Flow profiling also changes how pre-infusion works. Instead of setting a low pressure, you set a low flow rate, often around one to two milliliters per second, allowing the machine to apply whatever pressure is needed to achieve that flow. This can produce extremely gentle, even saturation. Many competition baristas now use flow-controlled pre-infusion followed by a pressure-controlled main extraction, blending both approaches in a single shot.
Machines That Support Profiling
The Decent DE1 offers the most granular control available to home baristas. Its tablet interface allows users to design custom profiles with unlimited stages, controlling pressure, flow, and temperature independently. Real-time graphing shows pressure, flow, and weight curves as the shot extracts, making it an unparalleled learning tool.
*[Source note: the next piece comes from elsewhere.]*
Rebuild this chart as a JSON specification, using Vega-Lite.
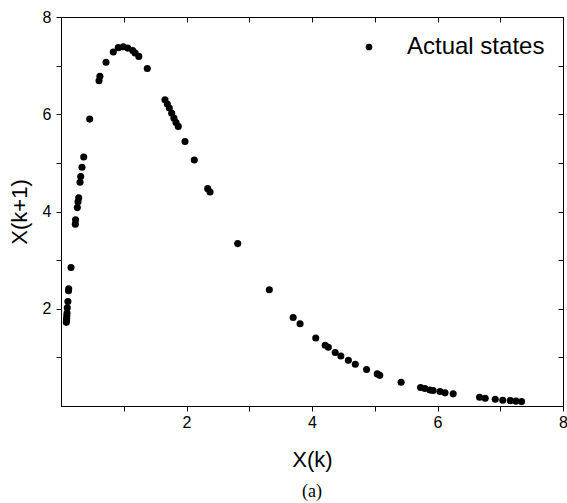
{
  "$schema": "https://vega.github.io/schema/vega-lite/v6.json",
  "width": 502,
  "height": 389,
  "autosize": "none",
  "padding": {"left": 61, "top": 17, "right": 4, "bottom": 97},
  "background": "white",
  "title": {"text": "(a)", "orient": "bottom", "font": "Liberation Serif", "fontSize": 18, "fontWeight": "normal", "color": "black", "offset": 13},
  "config": {
    "view": {"stroke": "black", "strokeWidth": 1},
    "axis": {"grid": false, "domainColor": "black", "tickColor": "black", "labelColor": "black", "titleColor": "black", "labelFont": "Liberation Sans", "titleFont": "Liberation Sans", "labelFontSize": 16, "titleFontSize": 22, "titleFontWeight": "normal", "tickSize": 5}
  },
  "data": {"values": [
    {"x": 0.085, "y": 1.72, "series": "Actual states"},
    {"x": 0.088, "y": 1.76, "series": "Actual states"},
    {"x": 0.09, "y": 1.80, "series": "Actual states"},
    {"x": 0.092, "y": 1.85, "series": "Actual states"},
    {"x": 0.096, "y": 1.91, "series": "Actual states"},
    {"x": 0.1, "y": 2.02, "series": "Actual states"},
    {"x": 0.11, "y": 2.15, "series": "Actual states"},
    {"x": 0.12, "y": 2.37, "series": "Actual states"},
    {"x": 0.123, "y": 2.41, "series": "Actual states"},
    {"x": 0.16, "y": 2.85, "series": "Actual states"},
    {"x": 0.228, "y": 3.74, "series": "Actual states"},
    {"x": 0.232, "y": 3.83, "series": "Actual states"},
    {"x": 0.26, "y": 4.08, "series": "Actual states"},
    {"x": 0.271, "y": 4.20, "series": "Actual states"},
    {"x": 0.282, "y": 4.28, "series": "Actual states"},
    {"x": 0.303, "y": 4.60, "series": "Actual states"},
    {"x": 0.314, "y": 4.72, "series": "Actual states"},
    {"x": 0.335, "y": 4.91, "series": "Actual states"},
    {"x": 0.362, "y": 5.12, "series": "Actual states"},
    {"x": 0.457, "y": 5.90, "series": "Actual states"},
    {"x": 0.606, "y": 6.69, "series": "Actual states"},
    {"x": 0.62, "y": 6.78, "series": "Actual states"},
    {"x": 0.717, "y": 7.07, "series": "Actual states"},
    {"x": 0.833, "y": 7.28, "series": "Actual states"},
    {"x": 0.913, "y": 7.37, "series": "Actual states"},
    {"x": 0.993, "y": 7.39, "series": "Actual states"},
    {"x": 1.063, "y": 7.36, "series": "Actual states"},
    {"x": 1.143, "y": 7.31, "series": "Actual states"},
    {"x": 1.18, "y": 7.26, "series": "Actual states"},
    {"x": 1.24, "y": 7.19, "series": "Actual states"},
    {"x": 1.375, "y": 6.94, "series": "Actual states"},
    {"x": 1.657, "y": 6.30, "series": "Actual states"},
    {"x": 1.694, "y": 6.21, "series": "Actual states"},
    {"x": 1.726, "y": 6.13, "series": "Actual states"},
    {"x": 1.764, "y": 6.02, "series": "Actual states"},
    {"x": 1.80, "y": 5.92, "series": "Actual states"},
    {"x": 1.833, "y": 5.83, "series": "Actual states"},
    {"x": 1.869, "y": 5.75, "series": "Actual states"},
    {"x": 1.976, "y": 5.44, "series": "Actual states"},
    {"x": 2.124, "y": 5.06, "series": "Actual states"},
    {"x": 2.338, "y": 4.47, "series": "Actual states"},
    {"x": 2.375, "y": 4.40, "series": "Actual states"},
    {"x": 2.816, "y": 3.34, "series": "Actual states"},
    {"x": 3.32, "y": 2.39, "series": "Actual states"},
    {"x": 3.70, "y": 1.82, "series": "Actual states"},
    {"x": 3.81, "y": 1.69, "series": "Actual states"},
    {"x": 4.06, "y": 1.40, "series": "Actual states"},
    {"x": 4.21, "y": 1.25, "series": "Actual states"},
    {"x": 4.26, "y": 1.21, "series": "Actual states"},
    {"x": 4.37, "y": 1.10, "series": "Actual states"},
    {"x": 4.46, "y": 1.03, "series": "Actual states"},
    {"x": 4.58, "y": 0.94, "series": "Actual states"},
    {"x": 4.69, "y": 0.86, "series": "Actual states"},
    {"x": 4.87, "y": 0.75, "series": "Actual states"},
    {"x": 5.04, "y": 0.66, "series": "Actual states"},
    {"x": 5.08, "y": 0.63, "series": "Actual states"},
    {"x": 5.42, "y": 0.49, "series": "Actual states"},
    {"x": 5.73, "y": 0.38, "series": "Actual states"},
    {"x": 5.80, "y": 0.36, "series": "Actual states"},
    {"x": 5.88, "y": 0.33, "series": "Actual states"},
    {"x": 5.93, "y": 0.32, "series": "Actual states"},
    {"x": 6.04, "y": 0.30, "series": "Actual states"},
    {"x": 6.12, "y": 0.27, "series": "Actual states"},
    {"x": 6.25, "y": 0.25, "series": "Actual states"},
    {"x": 6.67, "y": 0.18, "series": "Actual states"},
    {"x": 6.76, "y": 0.16, "series": "Actual states"},
    {"x": 6.92, "y": 0.14, "series": "Actual states"},
    {"x": 7.04, "y": 0.12, "series": "Actual states"},
    {"x": 7.16, "y": 0.11, "series": "Actual states"},
    {"x": 7.25, "y": 0.10, "series": "Actual states"},
    {"x": 7.34, "y": 0.09, "series": "Actual states"}
  ]},
  "resolve": {"axis": {"x": "independent", "y": "independent"}},
  "layer": [
    {
      "mark": {"type": "point", "filled": true, "opacity": 1, "size": 50},
      "encoding": {
        "x": {"field": "x", "type": "quantitative", "scale": {"domain": [0, 8], "nice": false, "zero": false},
          "axis": {"title": "X(k)", "values": [1, 2, 3, 4, 5, 6, 7, 8], "labelExpr": "datum.value % 2 == 0 ? datum.label : ''", "labelPadding": 3, "titlePadding": 19, "labelFlush": false}},
        "y": {"field": "y", "type": "quantitative", "scale": {"domain": [0, 8], "nice": false, "zero": false},
          "axis": {"title": "X(k+1)", "values": [1, 2, 3, 4, 5, 6, 7, 8], "labelExpr": "datum.value % 2 == 0 ? datum.label : ''", "labelPadding": 5, "titlePadding": 11, "labelFlush": false}},
        "color": {"field": "series", "type": "nominal", "scale": {"range": ["black"]},
          "legend": {"title": null, "orient": "top-right", "offset": 18, "labelFont": "Liberation Sans", "labelFontSize": 24, "labelColor": "black", "symbolType": "circle", "symbolSize": 45, "labelOffset": 26, "symbolOffset": 0}}
      }
    },
    {
      "mark": {"type": "point", "opacity": 0},
      "encoding": {
        "x": {"field": "x", "type": "quantitative", "scale": {"domain": [0, 8], "nice": false, "zero": false},
          "axis": {"orient": "top", "title": null, "labels": false, "values": [1, 2, 3, 4, 5, 6, 7, 8], "tickSize": -5, "domain": false}},
        "y": {"field": "y", "type": "quantitative", "scale": {"domain": [0, 8], "nice": false, "zero": false},
          "axis": {"orient": "right", "title": null, "labels": false, "values": [1, 2, 3, 4, 5, 6, 7, 8], "tickSize": -5, "domain": false}}
      }
    }
  ]
}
The DE1 community shares profiles openly, and thousands of user-created recipes are available for download.
The La Marzocco Strada EP is the commercial standard for pressure profiling. Its paddle interface provides continuous analog control over pump pressure, and its electronic version allows programmable multi-stage profiles. The Synesso MVP Hydra takes a different approach, offering four programmable stages: pre-infusion, ramp-up, full pressure, and ramp-down, each with adjustable pressure and duration. The Slayer uses a needle valve to control pre-brew flow restriction, creating its signature long, low-pressure pre-infusion before the group solenoid opens to full pressure.
For home users without dedicated profiling machines, manual lever machines like the Flair 58 and Cafelat Robot provide full pressure control through physical force. The trade-off is repeatability. Lever machines require skill and practice to replicate a profile consistently, while electronic machines execute programmed profiles identically every time.
Practical Profiles for Different Roasts
Light roasts benefit from extended pre-infusion and moderate peak pressure. A practical starting profile: five seconds of pre-infusion at two bars, a gentle ramp to seven or eight bars over five seconds, hold for ten seconds, then decline to four bars for the final five seconds. This approach maximizes sweetness and fruit clarity while avoiding the astringent bitterness that light roasts produce under sustained high pressure. Target a longer ratio, around 1:2.5, to ensure adequate extraction from these dense, less soluble beans.
Medium roasts are more forgiving and respond well to a classic profile with modest adjustments. Three seconds of pre-infusion at three bars, ramp to nine bars, hold, and allow a natural two-bar decline in the last five seconds. The standard 1:2 ratio at 25 to 30 seconds works well. These coffees have enough solubility to handle higher pressure without becoming harsh, and the brief decline at the end adds sweetness without sacrificing body.
Dark roasts extract quickly and are prone to bitterness. Keep pre-infusion short, around two to three seconds, and consider a lower peak pressure of six to seven bars. Shorter contact time and lower pressure prevent over-extraction of the abundant bitter compounds in dark-roasted coffee. A shorter ratio of 1:1.5 to 1:2 keeps the shot concentrated and full-bodied without the ashy, burnt flavors that dark roasts produce when pushed too hard.